Пушкинъ—наше солнце, онъ гармоническое все, кудесникъ русской рѣчи и русскихъ настроеній, полнозвучный оркестръ, въ которомъ есть всѣ инструменты.
Лермонтовъ—звѣздная душа, родственная съ тучами и бурями, тоскующій поэтъ, которому грезились воздушные океаны, и съ которымъ говорили демоны и ангелы.
Тютчевъ—мудрецъ, проникшій въ слитные голоса стихій и впервые постигшій ночной обликъ великаго мірового Хаоса.
Фетъ—нѣжнѣйшій пѣвецъ неуловимыхъ ощущеній, воздушныхъ, какъ края вечернихъ облаковъ, и странно-прозрачныхъ, какъ тихія жуткія воды глубокаго затона.
Кольцовъ—возсоздатель народной пѣсни, выразившій прелесть степныхъ пространствъ.
Баратынскій—поэтъ душевнаго раздвоенія, художникъ философскихъ мгновеній.
Некрасовъ—первый посмѣвшій создать музыку диссонансовъ и живопись уродства, онъ—многослитный возгласъ боли и негодованія, мы съ дѣтства узнаемъ черезъ него, что есть тюрьмы и больницы, чердаки и подвалы, онъ до сихъ поръ говоритъ намъ, что вотъ въ эту самую минуту, когда мы здѣсь дышемъ, есть люди, которые—задыхаются.
Пушкин — наше солнце, он гармоническое всё, кудесник русской речи и русских настроений, полнозвучный оркестр, в котором есть все инструменты.
Лермонтов — звездная душа, родственная с тучами и бурями, тоскующий поэт, которому грезились воздушные океаны, и с которым говорили демоны и ангелы.

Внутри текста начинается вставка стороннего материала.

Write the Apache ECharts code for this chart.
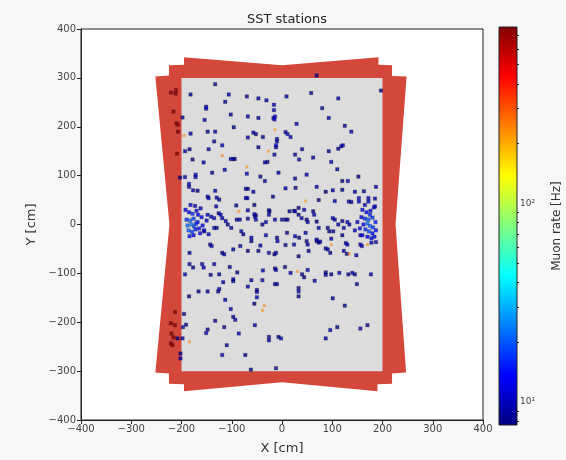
<!DOCTYPE html>
<html>
<head>
<meta charset="utf-8">
<script src="https://cdn.jsdelivr.net/npm/echarts@6/dist/echarts.min.js"></script>
<style>
html, body { margin: 0; padding: 0; background: #f7f7f7; }
#chart { width: 566px; height: 460px; }
</style>
</head>
<body>
<div id="chart"></div>
<script>
// station outline of the SST frame (cm)
const frameOutline = [
	[-195, 342], [0, 326], [192, 342], [192, 327], [219, 326], [219, 304], [248, 303],
	[226, 0], [247, -303], [219, -305], [219, -326], [190, -327], [190, -341], [0, -323],
	[-195, -341], [-195, -327], [-225, -326], [-225, -305], [-252, -303], [-224, 0],
	[-252, 303], [-225, 305], [-225, 326], [-195, 327]
];
const innerPlane = [[-200, -300], [200, 300]];

// [x cm, y cm, muon rate Hz]
const navyStations = [
	[-133, 287, 8], [-182, 266, 8], [-106, 266, 9], [-70, 262, 8], [-47, 258, 9], [-31, 254, 9],
	[-16, 245, 10], [9, 262, 9], [58, 269, 8], [112, 258, 9], [197, 274, 8], [69, 305, 8],
	[-151, 241, 9], [-151, 237, 10], [-113, 251, 8], [-198, 219, 8], [-154, 214, 9], [-102, 225, 8],
	[-68, 221, 9], [-47, 218, 8], [-17, 218, 10], [-14, 221, 11], [-15, 215, 10], [-16, 234, 9],
	[29, 206, 9], [80, 238, 8], [93, 218, 9], [125, 202, 8], [138, 190, 9],
	[-182, 186, 9], [-148, 190, 8], [-133, 190, 9], [-96, 199, 8], [-57, 188, 9], [-52, 185, 8],
	[7, 189, 9], [11, 185, 10], [17, 179, 9], [-68, 178, 9], [-38, 179, 8], [-10, 175, 9],
	[-10, 170, 9], [-135, 170, 8], [-119, 162, 9], [-193, 150, 9], [-184, 154, 8], [-146, 154, 9],
	[-47, 158, 8], [-12, 158, 9], [-12, 162, 10], [40, 154, 8], [93, 150, 9], [112, 155, 8],
	[118, 160, 9], [121, 162, 9],
	[-178, 133, 8], [-156, 127, 9], [-102, 134, 10], [-97, 134, 9], [-94, 134, 8], [-114, 112, 9],
	[-34, 127, 9], [-29, 128, 8], [-15, 143, 9], [26, 143, 8], [34, 133, 9], [62, 137, 8],
	[98, 128, 9], [110, 113, 8],
	[-193, 97, 9], [-172, 102, 10], [-172, 97, 9], [-139, 106, 8], [-70, 104, 9], [-43, 98, 8],
	[-7, 106, 9], [26, 94, 8], [49, 102, 9], [27, 75, 8], [7, 74, 9], [-34, 89, 8],
	[-185, 83, 10], [-185, 77, 9], [-177, 70, 9], [-168, 69, 8], [-133, 69, 9], [-72, 73, 9],
	[-68, 73, 8], [-57, 67, 9], [-18, 57, 8], [69, 77, 9], [120, 89, 8], [131, 89, 9],
	[152, 98, 8], [187, 77, 9], [87, 67, 8], [101, 70, 9], [120, 71, 8], [145, 67, 9], [163, 68, 8],
	[172, 54, 10], [172, 47, 10], [153, 54, 10], [153, 47, 10], [133, 47, 9], [138, 46, 8],
	[105, 48, 9], [73, 50, 8], [185, 53, 9], [185, 37, 10],
	[-148, 57, 9], [-146, 54, 10], [-130, 55, 9], [-125, 51, 8], [-72, 54, 10], [-69, 54, 9],
	[-131, 37, 9], [-91, 39, 8], [-68, 29, 9], [-55, 40, 8], [-26, 29, 9], [15, 27, 8],
	[24, 28, 9], [33, 34, 8], [44, 30, 9], [62, 27, 8], [64, 20, 9], [-55, 21, 10], [-52, 19, 9],
	[-148, 20, 10], [-141, 16, 10], [-135, 13, 10], [-126, 23, 9], [-122, 20, 10], [-119, 13, 9],
	[-112, 7, 9], [-108, 0, 8], [-101, -7, 9], [-90, 10, 8], [-84, 10, 9], [-68, 12, 8],
	[-54, 16, 9], [-52, 10, 10], [-26, 20, 9], [-25, 27, 8], [-32, 5, 9], [-39, 0, 8],
	[-14, 10, 9], [0, 10, 8], [7, 10, 9], [11, 10, 8], [26, 27, 9], [33, 20, 8], [39, 13, 9],
	[49, 10, 8], [51, 5, 9], [69, 6, 8], [73, -7, 9], [91, -7, 8], [101, 13, 10], [105, 10, 9],
	[112, 0, 9], [120, 7, 8], [123, -7, 9], [130, 5, 10], [134, 0, 9], [102, -14, 8],
	[-135, -7, 9], [-130, -7, 8], [-155, -14, 10], [-146, -20, 10], [-81, -14, 9], [-77, -20, 8],
	[-61, -27, 9], [-61, -34, 8], [-32, -22, 9], [-10, -27, 8], [-9, -34, 9], [10, -17, 8],
	[26, -24, 9], [34, -27, 8], [47, -17, 9], [49, -34, 8], [69, -34, 9], [94, -14, 8],
	[98, -29, 9], [120, -22, 8], [127, -38, 9], [130, -41, 10], [156, -22, 10],
	[-184, -58, 9], [-143, -41, 8], [-140, -44, 9], [-119, -58, 8], [-115, -61, 9], [-97, -51, 8],
	[-83, -44, 9], [-68, -54, 8], [-43, -43, 9], [-47, -54, 8], [-26, -58, 9], [-15, -61, 8],
	[-12, -58, 9], [7, -42, 8], [24, -41, 9], [33, -65, 8], [51, -41, 9], [53, -54, 8],
	[69, -31, 9], [73, -37, 8], [76, -35, 9], [87, -49, 8], [91, -51, 9], [96, -58, 8],
	[123, -54, 9], [129, -60, 8], [148, -63, 9], [156, -41, 10], [159, -44, 9], [178, -37, 10],
	[187, -36, 9],
	[-184, -81, 9], [-177, -88, 8], [-159, -81, 9], [-156, -88, 10], [-135, -81, 9], [-104, -87, 8],
	[-125, -102, 9], [-142, -103, 8], [-193, -102, 9], [-89, -98, 8], [-38, -94, 9], [-14, -90, 8],
	[-12, -93, 9], [6, -87, 8], [17, -99, 9], [40, -102, 8], [51, -93, 9], [87, -98, 8],
	[87, -103, 9], [98, -102, 8], [114, -99, 9], [132, -102, 8], [177, -102, 9], [145, -102, 8],
	[140, -99, 9],
	[-117, -118, 9], [-97, -116, 8], [-97, -112, 9], [-61, -114, 8], [-39, -114, 9], [-14, -122, 8],
	[-10, -122, 9], [44, -108, 8], [65, -115, 9], [149, -122, 8], [-68, -127, 9], [33, -130, 8],
	[33, -137, 9], [-50, -134, 8], [-50, -138, 9], [-166, -137, 8], [-148, -137, 9], [-127, -137, 8],
	[-125, -132, 9], [-185, -147, 8], [-50, -149, 9], [33, -147, 8], [-113, -154, 9], [-55, -162, 8],
	[101, -151, 9], [125, -166, 8], [-102, -173, 9], [-97, -189, 8], [-93, -195, 9], [-133, -197, 8],
	[-54, -206, 9], [-148, -215, 8], [-151, -222, 9], [-115, -210, 8], [-86, -223, 9], [-26, -230, 8],
	[-26, -237, 9], [-7, -230, 8], [-2, -233, 9], [-110, -247, 8], [-119, -267, 9], [-73, -267, 8],
	[96, -216, 9], [110, -210, 8], [156, -213, 9], [170, -206, 8], [87, -233, 9],
	[-62, -297, 8], [-12, -294, 8],
	[-195, -183, 8], [-197, -210, 9], [-191, -205, 8], [-208, -233, 8], [-198, -233, 9],
	[-202, -264, 8], [-202, -274, 9], [-203, 96, 8]
];

const clusterStations = [
	[-185, 25, 13], [-178, 22, 17], [-170, 28, 12], [-190, 10, 16], [-183, 8, 21], [-176, 12, 18],
	[-168, 5, 14], [-160, 15, 12], [-188, -2, 22], [-180, 0, 24], [-175, -4, 20], [-171, 2, 16],
	[-165, -8, 13], [-158, -2, 12], [-186, -12, 21], [-179, -15, 18], [-172, -10, 15], [-163, -18, 12],
	[-184, -24, 15], [-176, -22, 13], [-192, 30, 12], [-150, 8, 10], [-155, -12, 11], [-167, 20, 13],
	[-182, 40, 11], [-173, 38, 10], [-162, 33, 10],
	[160, 30, 11], [168, 25, 13], [176, 28, 12], [183, 35, 11], [158, 15, 12], [165, 12, 16],
	[172, 10, 20], [180, 14, 17], [186, 5, 15], [162, 0, 14], [170, 2, 23], [175, -3, 21],
	[181, -6, 17], [155, -8, 12], [166, -10, 16], [173, -14, 18], [180, -18, 14], [160, -22, 12],
	[170, -25, 13], [178, -28, 12], [150, 5, 10], [145, -12, 10], [187, -12, 13], [175, 20, 16],
	[165, 40, 10], [184, -25, 12]
];

const darkRedStations = [
	[-221, 270, 720], [-212, 268, 750], [-211, 275, 700], [-216, 231, 740], [-210, 207, 720],
	[-207, 204, 690], [-207, 190, 750], [-209, 145, 710], [-213, -179, 730], [-221, -202, 750],
	[-213, -206, 700], [-220, -223, 740], [-216, -231, 720], [-221, -243, 750], [-218, -247, 700]
];

const orangeStations = [
	[-195, 182, 250], [-14, 194, 230], [-119, 141, 260], [-27, 150, 240], [-70, 118, 250],
	[47, 48, 230], [-86, 27, 250], [98, -41, 240], [134, -60, 260], [170, -41, 250],
	[31, -96, 240], [-35, -166, 250], [-39, -176, 240], [-184, -240, 250]
];

// colorbar
const rateMin = 7.64;
const rateMax = 774;
const majorTicks = [10, 100];
const minorTicks = [8, 9, 20, 30, 40, 50, 60, 70, 80, 90, 200, 300, 400, 500, 600, 700];

const logMin = Math.log10(rateMin);
const logMax = Math.log10(rateMax);

function jet(t) {
	const c = (v) => Math.round(255 * Math.max(0, Math.min(1, v)));
	return "rgb(" + c(1.5 - Math.abs(4 * t - 3)) + "," + c(1.5 - Math.abs(4 * t - 2)) + "," + c(1.5 - Math.abs(4 * t - 1)) + ")";
}
const jetColors = [];
for (let i = 0; i <= 40; i++) jetColors.push(jet(i / 40));

const toPoint = (s) => [s[0], s[1], Math.log10(s[2])];
const mainStations = navyStations.concat(clusterStations, darkRedStations).map(toPoint);
const faintStations = orangeStations.map(toPoint);

const font = "DejaVu Sans";
const chart = echarts.init(document.getElementById("chart"));

let option = {
	animation: false,
	backgroundColor: "#f7f7f7",
	textStyle: { fontFamily: font },
	title: {
		text: "SST stations",
		left: 282,
		textAlign: "center",
		top: 8,
		textStyle: { fontSize: 13, fontWeight: "normal", color: "#222", fontFamily: font },
	},
	grid: [
		{ left: 81, right: 83, top: 29, bottom: 36, show: true, backgroundColor: "#fff", borderColor: "#222", borderWidth: 1 },
		{ left: 499, width: 18, top: 27, bottom: 35 },
	],
	xAxis: [
		{
			gridIndex: 0,
			type: "value",
			min: -400,
			max: 400,
			interval: 100,
			name: "X [cm]",
			nameLocation: "middle",
			nameGap: 22,
			nameTextStyle: { fontSize: 13, color: "#333" },
			axisLine: { onZero: false, lineStyle: { color: "#222" } },
			axisTick: { length: 4, lineStyle: { color: "#222" } },
			axisLabel: { fontSize: 10, color: "#444", margin: 4, formatter: (v) => String(v).replace("-", "\u2212") },
			splitLine: { show: false },
		},
		{ gridIndex: 1, type: "value", min: 0, max: 1, show: false },
	],
	yAxis: [
		{
			gridIndex: 0,
			type: "value",
			min: -400,
			max: 400,
			interval: 100,
			name: "Y [cm]",
			nameLocation: "middle",
			nameGap: 40,
			nameRotate: 90,
			nameTextStyle: { fontSize: 13, color: "#333" },
			axisLine: { onZero: false, lineStyle: { color: "#222" } },
			axisTick: { length: 4, lineStyle: { color: "#222" } },
			axisLabel: { fontSize: 10, color: "#444", margin: 5, formatter: (v) => String(v).replace("-", "\u2212") },
			splitLine: { show: false },
		},
		{
			gridIndex: 1,
			type: "value",
			position: "right",
			min: logMin,
			max: logMax,
			name: "Muon rate [Hz]",
			nameLocation: "middle",
			nameGap: 34,
			nameRotate: 90,
			nameTextStyle: { fontSize: 12, color: "#333" },
			axisLine: { show: false },
			axisTick: { length: 4, lineStyle: { color: "#222" }, customValues: majorTicks.map(Math.log10) },
			axisLabel: {
				fontSize: 9,
				color: "#444",
				margin: 3,
				customValues: majorTicks.map(Math.log10),
				formatter: (v) => "10" + (Math.round(v) === 1 ? "\u00b9" : "\u00b2"),
			},
			splitLine: { show: false },
		},
		{
			gridIndex: 1,
			type: "value",
			position: "right",
			min: logMin,
			max: logMax,
			axisLine: { show: false },
			axisTick: { length: 2, lineStyle: { color: "#222" }, customValues: minorTicks.map(Math.log10) },
			axisLabel: { show: false },
			splitLine: { show: false },
		},
	],
	visualMap: {
		type: "continuous",
		show: false,
		min: logMin,
		max: logMax,
		dimension: 2,
		seriesIndex: [2, 3],
		inRange: { color: jetColors },
	},
	series: [
		{
			type: "custom",
			xAxisIndex: 0,
			yAxisIndex: 0,
			data: [0],
			silent: true,
			renderItem: function (params, api) {
				return {
					type: "polygon",
					shape: { points: frameOutline.map((p) => api.coord(p)) },
					style: { fill: "#d4473b" },
				};
			},
		},
		{
			type: "custom",
			xAxisIndex: 0,
			yAxisIndex: 0,
			data: [0],
			silent: true,
			renderItem: function (params, api) {
				const a = api.coord(innerPlane[0]);
				const b = api.coord(innerPlane[1]);
				return {
					type: "rect",
					shape: { x: a[0], y: b[1], width: b[0] - a[0], height: a[1] - b[1] },
					style: { fill: "#dcdcdc" },
				};
			},
		},
		{
			type: "scatter",
			xAxisIndex: 0,
			yAxisIndex: 0,
			symbol: "rect",
			symbolSize: 3.5,
			itemStyle: { opacity: 0.8, borderColor: "rgba(30,30,50,0.5)", borderWidth: 0.6 },
			data: mainStations,
		},
		{
			type: "scatter",
			xAxisIndex: 0,
			yAxisIndex: 0,
			symbol: "rect",
			symbolSize: 3,
			itemStyle: { opacity: 0.55 },
			data: faintStations,
		},
		{
			type: "custom",
			xAxisIndex: 1,
			yAxisIndex: 1,
			data: [0],
			silent: true,
			renderItem: function (params, api) {
				const a = api.coord([0, logMin]);
				const b = api.coord([1, logMax]);
				return {
					type: "rect",
					shape: { x: a[0], y: b[1], width: b[0] - a[0], height: a[1] - b[1] },
					style: {
						fill: new echarts.graphic.LinearGradient(0, 1, 0, 0, jetColors.map((c, i) => ({ offset: i / (jetColors.length - 1), color: c }))),
						stroke: "#222",
						lineWidth: 1,
					},
				};
			},
		},
	],
};
chart.setOption(option, true);
</script>
</body>
</html>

Тютчев — мудрец, проникший в слитные голоса стихий и впервые постигший ночной облик великого мирового Хаоса.
Фет — нежнейший певец неуловимых ощущений, воздушных, как края вечерних облаков, и странно-прозрачных, как тихие жуткие воды глубокого затона.
Кольцов — воссоздатель народной песни, выразивший прелесть степных пространств.
Баратынский — поэт душевного раздвоения, художник философских мгновений.
Некрасов — первый посмевший создать музыку диссонансов и живопись уродства, он — многослитный возглас боли и негодования, мы с детства узнаем через него, что есть тюрьмы и больницы, чердаки и подвалы, он до сих пор говорит нам, что вот в эту самую минуту, когда мы здесь дышим, есть люди, которые — задыхаются.